Given exercise -> Set the lines down again exactly, first line through the line that contains "import pandas as pd", with no pictures.

Recorded data ->
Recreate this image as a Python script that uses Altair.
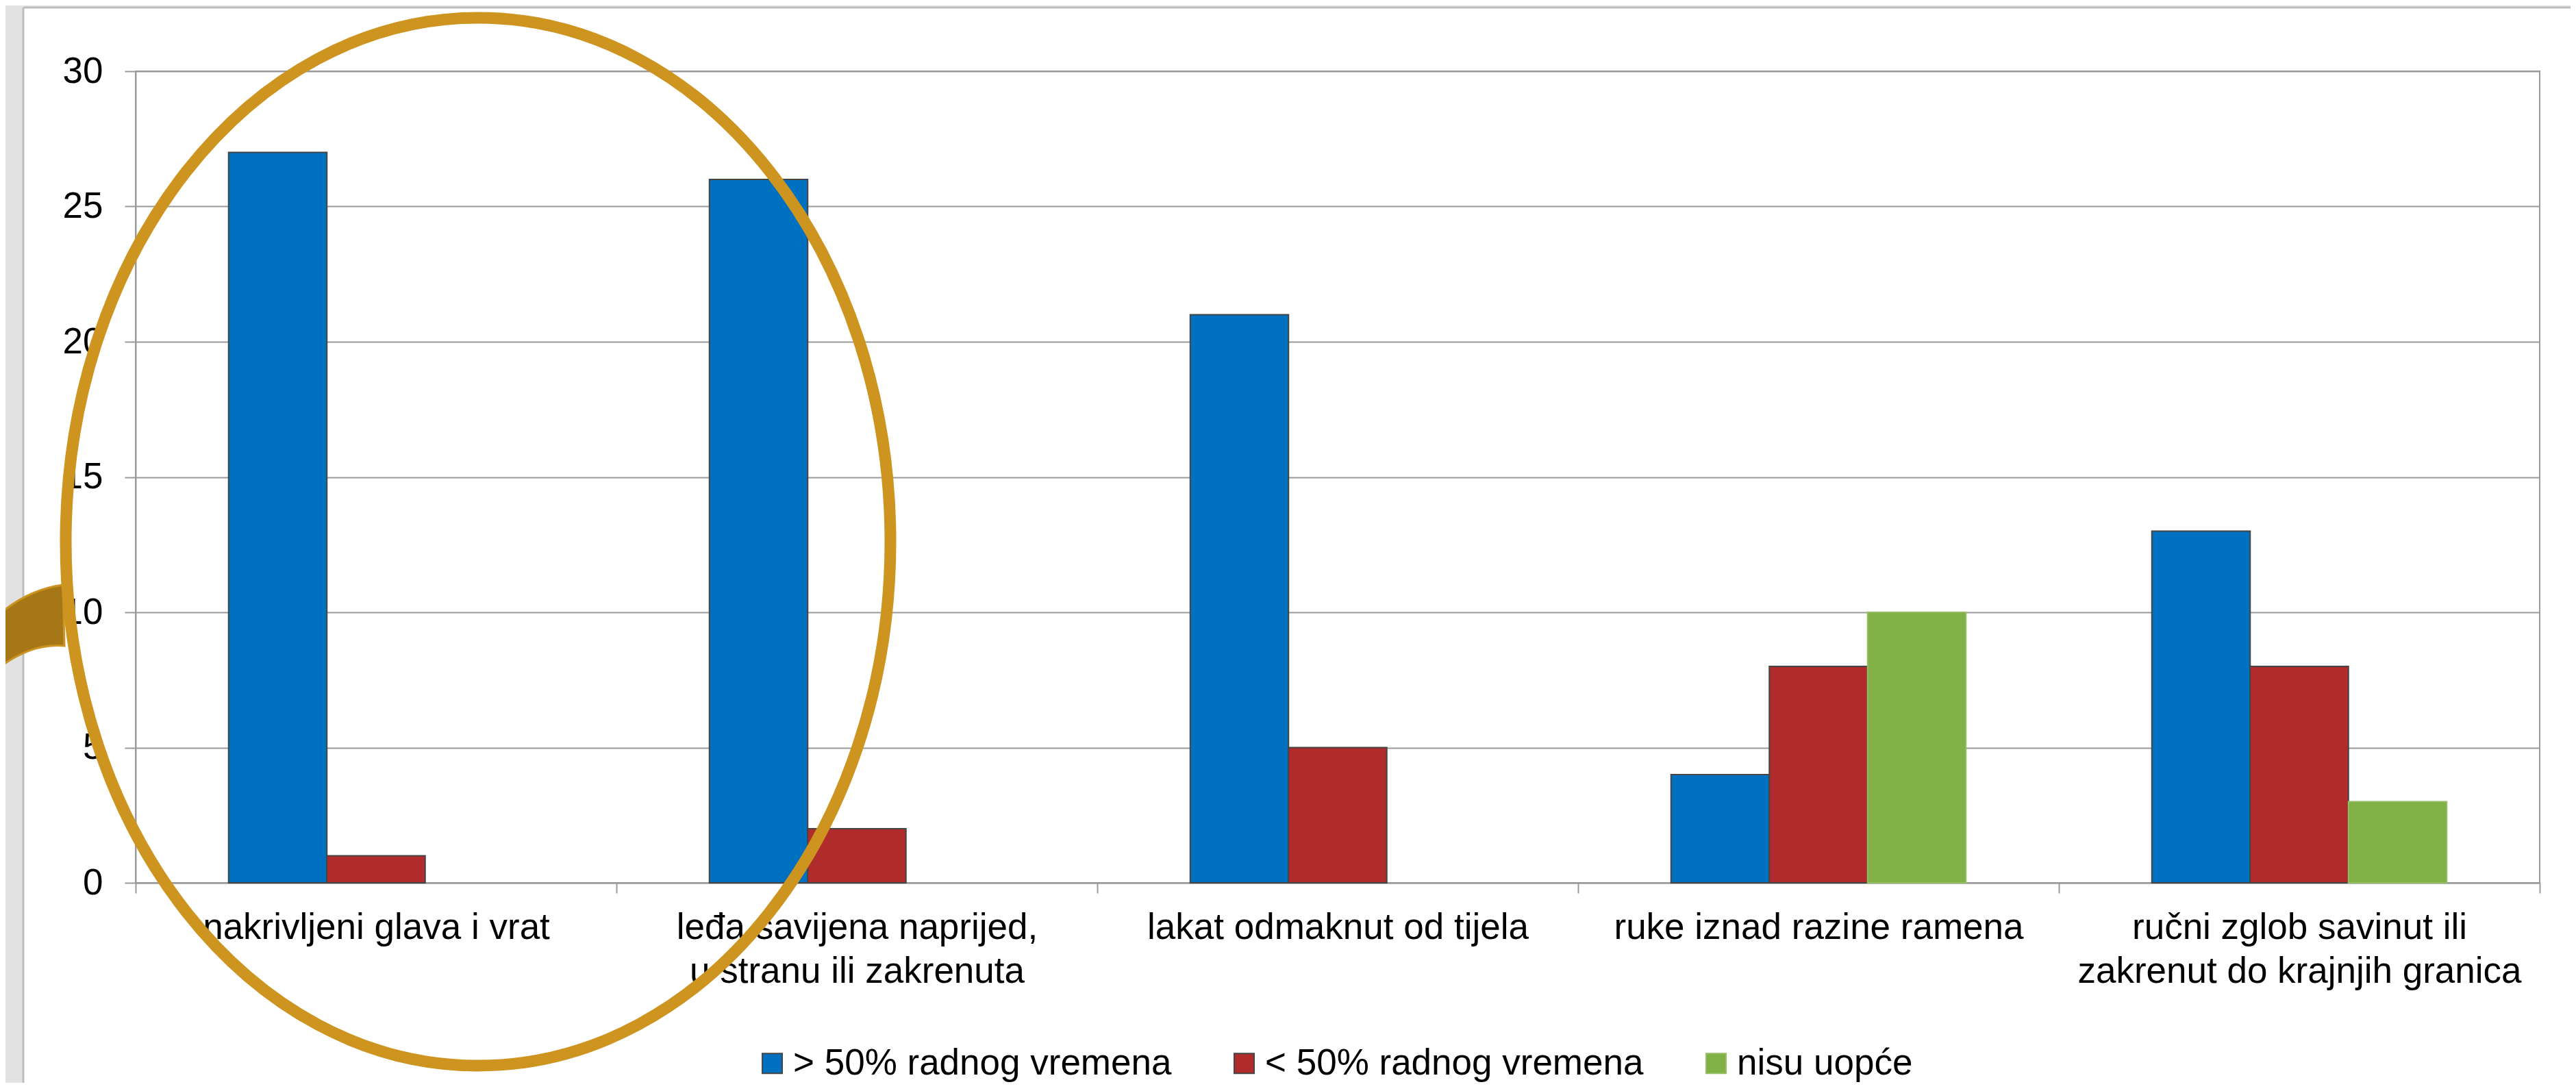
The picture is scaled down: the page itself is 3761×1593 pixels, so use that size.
import altair as alt
import pandas as pd

# ---- data ----
categories = [
    "nakrivljeni glava i vrat",
    "leđa savijena naprijed,\nu stranu ili zakrenuta",
    "lakat odmaknut od tijela",
    "ruke iznad razine ramena",
    "ručni zglob savinut ili\nzakrenut do krajnjih granica",
]
series = ["> 50% radnog vremena", "< 50% radnog vremena", "nisu uopće"]
over_50 = [27, 26, 21, 4, 13]
under_50 = [1, 2, 5, 8, 8]
never = [0, 0, 0, 10, 3]
y_ticks = [0, 5, 10, 15, 20, 25, 30]

fill_colors = ["#0070C0", "#B02B2B", "#80B046"]
stroke_colors = ["#454545", "#454545", "#93BE62"]

rows = []
for i, c in enumerate(categories):
    for s, vals in zip(series, [over_50, under_50, never]):
        rows.append({"category": c, "series": s, "value": vals[i]})
df = pd.DataFrame(rows)

FONT = "Liberation Sans"
GRAY = "#9a9a9a"

bars = (
    alt.Chart(df)
    .transform_filter("datum.value > 0")
    .mark_bar(strokeWidth=2)
    .encode(
        x=alt.X(
            "category:N",
            sort=categories,
            scale=alt.Scale(domain=categories, paddingInner=0, paddingOuter=0),
            axis=alt.Axis(
                title=None, labelAngle=0, labelFontSize=53, labelFont=FONT, labelColor="black",
                labelExpr="split(datum.label, '\\n')", labelLineHeight=64,
                labelLimit=3000, labelOverlap=False, labelBound=False,
                tickBand="extent", tickSize=15, tickColor=GRAY, tickWidth=2,
                domainColor=GRAY, domainWidth=2, labelPadding=24, grid=False,
            ),
        ),
        xOffset=alt.XOffset(
            "series:N", sort=series,
            scale=alt.Scale(domain=series, paddingInner=0, paddingOuter=0.946),
        ),
        y=alt.Y(
            "value:Q",
            scale=alt.Scale(domain=[0, 30], nice=False),
            axis=alt.Axis(
                title=None, values=y_ticks, labelFontSize=53, labelFont=FONT, labelColor="black",
                labelPadding=32, tickSize=16, tickColor=GRAY, tickWidth=2,
                domainColor=GRAY, domainWidth=2, gridColor=GRAY, gridWidth=2,
            ),
        ),
        fill=alt.Fill(
            "series:N", sort=series,
            scale=alt.Scale(domain=series, range=fill_colors),
            legend=alt.Legend(title=None),
        ),
        stroke=alt.Stroke(
            "series:N", sort=series,
            scale=alt.Scale(domain=series, range=stroke_colors),
            legend=alt.Legend(title=None),
        ),
    )
)

deco = pd.DataFrame({"k": [0]})

strip_left = alt.Chart(deco).mark_rect(fill="#E2E2E2", strokeWidth=0).encode(
    x=alt.value(-200), x2=alt.value(-165), y=alt.value(-110), y2=alt.value(1500)
)
strip_top = alt.Chart(deco).mark_rect(fill="#E2E2E2", strokeWidth=0).encode(
    x=alt.value(-200), x2=alt.value(3600), y=alt.value(-110), y2=alt.value(-93)
)
border_v = alt.Chart(deco).mark_rule(color="#BDBDBD", strokeWidth=3).encode(
    x=alt.value(-164), y=alt.value(-93), y2=alt.value(1500)
)
border_h = alt.Chart(deco).mark_rule(color="#BDBDBD", strokeWidth=3).encode(
    x=alt.value(-164), x2=alt.value(3600), y=alt.value(-93)
)

ARROW_PATH = "M -215 808 Q -166.5 758 -106 750 L -104 839 Q -159.5 834 -215 884 Z"
arrow = alt.Chart(deco).mark_point(
    shape=ARROW_PATH, size=4, filled=True, fill="#A67716", stroke="#CC9320",
    strokeWidth=3, opacity=1,
).encode(x=alt.value(0), y=alt.value(0))

ELLIPSE_PATH = (
    "M 602 0 C 602 422.5 332.5 765 0 765 C -332.5 765 -602 422.5 -602 0 "
    "C -602 -422.5 -332.5 -765 0 -765 C 332.5 -765 602 -422.5 602 0 Z"
)
ellipse = alt.Chart(deco).mark_point(
    shape=ELLIPSE_PATH, size=4, filled=False, stroke="#CD9420",
    strokeWidth=17, opacity=1,
).encode(x=alt.value(500), y=alt.value(687))

chart = (
    alt.layer(bars, strip_left, strip_top, border_v, border_h, arrow, ellipse)
    .properties(
        width=3510, height=1185,
        autosize=alt.AutoSizeParams(type="none"),
        padding={"left": 190, "top": 96, "right": 45, "bottom": 292},
        background="white",
    )
    .configure(font=FONT)
    .configure_view(stroke=GRAY, strokeWidth=2)
    .configure_legend(
        orient="none", legendX=903, legendY=1422, direction="horizontal",
        symbolType="square", symbolSize=841, symbolStrokeWidth=2,
        labelFontSize=53, labelFont=FONT, labelColor="black", labelLimit=2000,
        labelOffset=4, columnPadding=79, padding=0,
    )
)

chart.save("out.html", embed_options={"renderer": "svg", "actions": False})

Task answer ->
Recreate this image as a Python script that uses Altair.
The picture is scaled down: the page itself is 3761×1593 pixels, so use that size.
import altair as alt
import pandas as pd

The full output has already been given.